The U.S. lags behind European consortiums in building two other types of aircraft that could well become workhorse transports by the latter half of the decade. One is a twin-engine wide-body jet for short-to medium-range hauls. The 300-passenger A-300B airbus, which is being built by a five-nation European consortium, will be the first such plane on the market; it is scheduled for commercial service next March. The other type is a STOL (for short takeoff and landing) plane for brief hops between urban airports. France's Dassault-Brequet Mercure craft should be providing STOL-type service by year's end, and no U.S.-built STOL will be available anywhere near then. Says Karl G. Harr Jr., president of the Aerospace Industries Assoc. of America: "The Europeans are developing and flying aircraft for which no U.S. counterpart exists."
American plane builders are hardly going out of business. Indeed, one reason for their lag in building the aircraft of the future seems to be their success in marketing the planes of the present. The three American wide-bodied jets --Boeing's 747, McDonnell Douglas' DC-10 and Lockheed's L-1011--are selling so fast that they are providing airlines with more seats than can be filled. Thus the U.S. companies see no market for new planes any time soon, and they have not pushed development of the advanced designs that they do have. Boeing and McDonnell Douglas are participating in STOL development with foreign partners, and McDonnell Douglas has undertaken advance planning on an airbus that could be built from its DC-10 design, but it has held up on production. Says Vice President Jackson McGowen: "No American company has committed itself to the A-300B airbus [with which the McDonnell plane would compete] and even in Europe sales are going slowly. The airlines are not ready for it."
In short, the U.S. plane builders are gambling that they can indeed provide the aircraft of the future--when the airlines are ready.

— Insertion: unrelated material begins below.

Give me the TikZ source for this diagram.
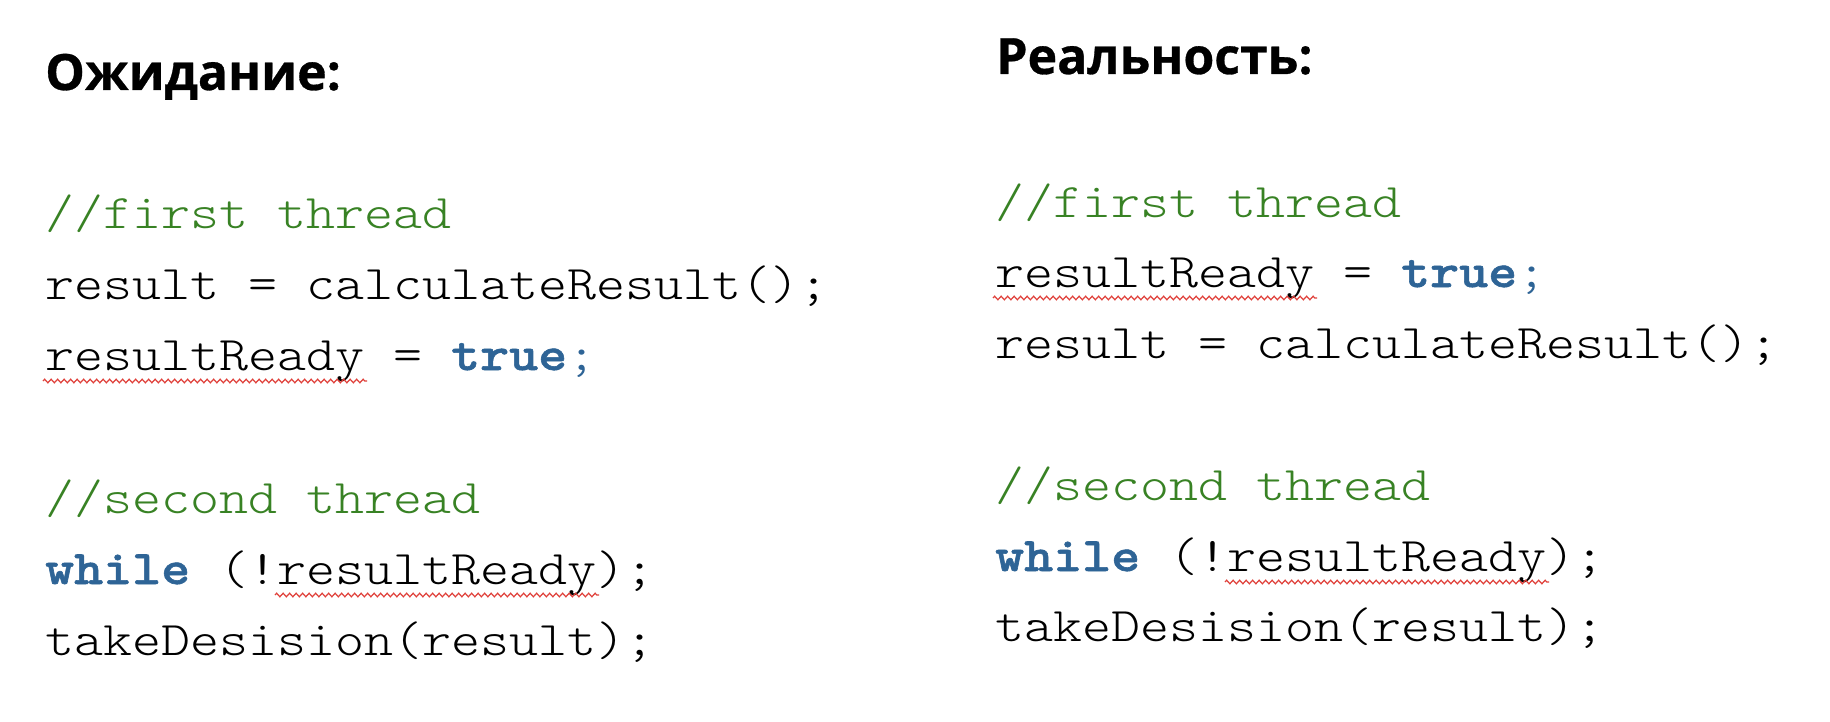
\documentclass[tikz,border=0pt]{standalone}
\usepackage{fontspec}
\setmonofont[FakeStretch=1.1436]{lmmonolt10-regular.otf}
\newfontfamily\kwfont[FakeStretch=1.1436,FakeBold=1.2]{lmmonolt10-bold.otf}
\newfontfamily\headfont[FakeBold=0.6]{Open Sans Bold}
\usetikzlibrary{calc,decorations.pathmorphing}
\definecolor{cmtgreen}{RGB}{56,130,36}
\definecolor{kwblue}{RGB}{46,100,150}
\definecolor{spellred}{RGB}{224,64,58}
\tikzset{
  code/.style={anchor=base west, inner sep=0pt, font=\fontsize{48.3}{58}\selectfont\ttfamily},
  cmt/.style={code, text=cmtgreen},
  head/.style={anchor=base west, inner sep=0pt, font=\fontsize{50}{60}\selectfont\headfont},
  spell/.style={draw=spellred, line width=1.2pt, decorate, decoration={zigzag, segment length=6.5pt, amplitude=1.8pt}}
}
\newcommand{\kw}[1]{{\kwfont\color{kwblue}#1}}
\begin{document}
\begin{tikzpicture}[x=1pt,y=-1pt]
\useasboundingbox[fill=white] (0,0) rectangle (1830,722);
% left column
\node[head] (hl) at (45,90) {Ожидание:};
\node[cmt]  (l1) at (45,228) {//first thread};
\node[code] (l2) at (45,299) {result = calculateResult();};
\node[code] (l3) at (45,370) {resultReady = \kw{true}\textcolor{kwblue}{;}};
\node[cmt]  (l4) at (45,513) {//second thread};
\node[code] (l5) at (45,584) {\kw{while} (!resultReady);};
\node[code] (l6) at (45,655) {takeDesision(result);};
% right column
\node[head] (hr) at (996,74) {Реальность:};
\node[cmt]  (r1) at (995,217) {//first thread};
\node[code] (r2) at (995,287) {resultReady = \kw{true}\textcolor{kwblue}{;}};
\node[code] (r3) at (995,358) {result = calculateResult();};
\node[cmt]  (r4) at (995,500) {//second thread};
\node[code] (r5) at (995,571) {\kw{while} (!resultReady);};
\node[code] (r6) at (995,641) {takeDesision(result);};
% spelling underlines
\draw[spell] ($(l3.base west)+(-2,11)$) -- ++(324,0);
\draw[spell] ($(l5.base west)+(230,11)$) -- ++(324,0);
\draw[spell] ($(r2.base west)+(-2,11)$) -- ++(324,0);
\draw[spell] ($(r5.base west)+(230,11)$) -- ++(324,0);
\end{tikzpicture}
\end{document}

But if the market opens up sooner than they expect--and worldwide air travel is growing at 12% annually--then the U.S. balance of payments could suffer badly. The aerospace industry for years has generated a bigger net export balance than any other manufacturing business. But a trade analyst in the Commerce Department estimates that the aerospace balance of payments "could become negative as early as 1976 and, if U.S. airlines go abroad to buy their twin-engine wide-bodies, STOLs and supersonics, could grow to an unfavorable total of $4.5 billion annually by 1985." Whether the U.S. does buy foreign planes depends, of course, on whether they live up to their design promise--something they have often failed to do.

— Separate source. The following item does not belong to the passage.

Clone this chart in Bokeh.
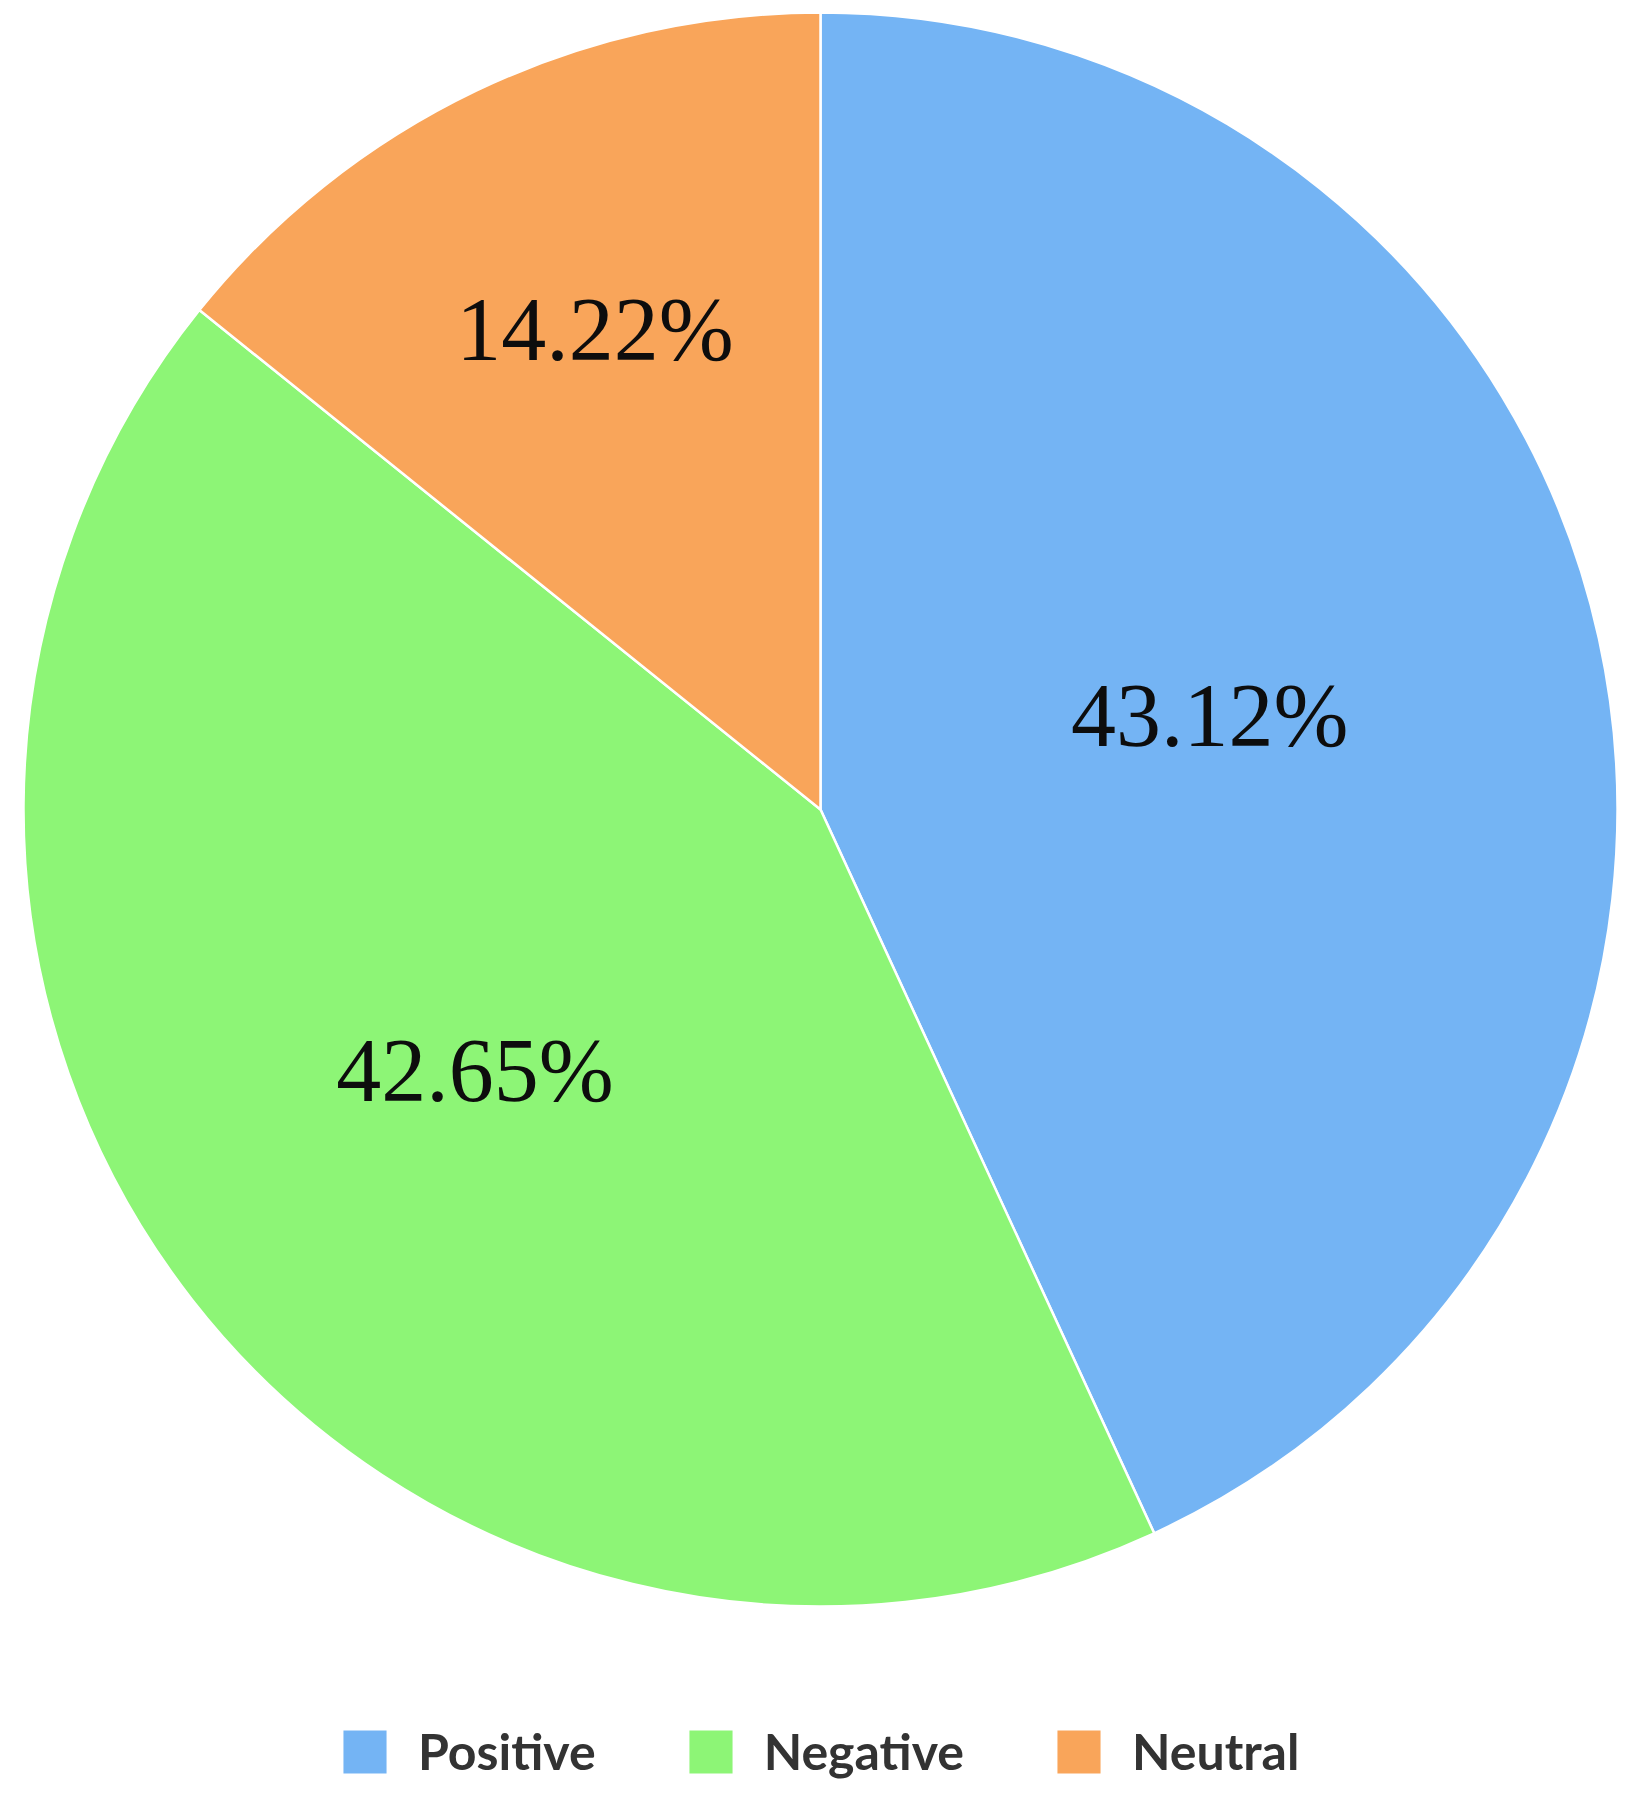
import math
from bokeh.plotting import figure
from bokeh.models import Range1d, ColumnDataSource, Legend, LegendItem
from bokeh.core.properties import value
from bokeh.embed import file_html
from bokeh.resources import INLINE

categories = ["Positive", "Negative", "Neutral"]
percents = [43.12, 42.65, 14.22]
colors = ["#74b4f4", "#8df576", "#f9a55a"]
label_texts = ["43.12%", "42.65%", "14.22%"]

W, H = 1630, 1800
p = figure(width=W, height=H, output_backend="svg", toolbar_location=None,
           x_range=Range1d(0, W), y_range=Range1d(0, H), min_border=0)
p.axis.visible = False
p.grid.visible = False
p.outline_line_color = None
p.background_fill_color = "white"

cx, cy, r = 820, H - 809, 797
label_frac = [0.50, 0.55, 0.655]

total = sum(percents)
starts, ends, lx, ly = [], [], [], []
cum = 0.0
for i, v in enumerate(percents):
    a0 = math.pi / 2 - 2 * math.pi * cum / total
    cum += v
    a1 = math.pi / 2 - 2 * math.pi * cum / total
    starts.append(a0)
    ends.append(a1)
    mid = (a0 + a1) / 2
    lx.append(cx + r * label_frac[i] * math.cos(mid))
    ly.append(cy + r * label_frac[i] * math.sin(mid))

src = ColumnDataSource(dict(cat=categories, start=starts, end=ends, color=colors,
                            x=[cx] * 3, y=[cy] * 3, lx=lx, ly=ly, txt=label_texts))
w = p.wedge(x="x", y="y", radius=r, start_angle="start", end_angle="end",
            direction="clock", fill_color="color", line_color="white",
            line_width=2.5, source=src)
p.text(x="lx", y="ly", text="txt", source=src, text_align="center",
       text_baseline="middle", text_font=value("Liberation Serif"),
       text_font_size="90px", text_color="#0d0d0d", y_offset=-9)

items = [LegendItem(label=c, renderers=[w], index=i) for i, c in enumerate(categories)]
legend = Legend(items=items, orientation="horizontal", location=(336, 19),
                glyph_width=57, glyph_height=57, label_standoff=25, spacing=86,
                padding=0, margin=0, border_line_color=None,
                background_fill_alpha=0, label_text_font="Lato",
                label_text_font_style="bold", label_text_font_size="50px",
                label_text_color="#333333", label_height=57)
p.add_layout(legend)

open("out.html", "w").write(file_html(p, INLINE))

U.S. plane builders grumble that they also face rough competition in the form of vast financial support granted by European governments to aerospace projects abroad. At the same time, the SST cancellation and severe slowdowns in space projects have taught the U.S. aerospace industry that Washington can be a fickle customer. Most firms have sought to minimize their reliance on Government--and in fact on the whole wild blue yonder--by pushing diversification programs that range from a Rockwell International venture into industrial knitting machines to Boeing's experiments with alfalfa production.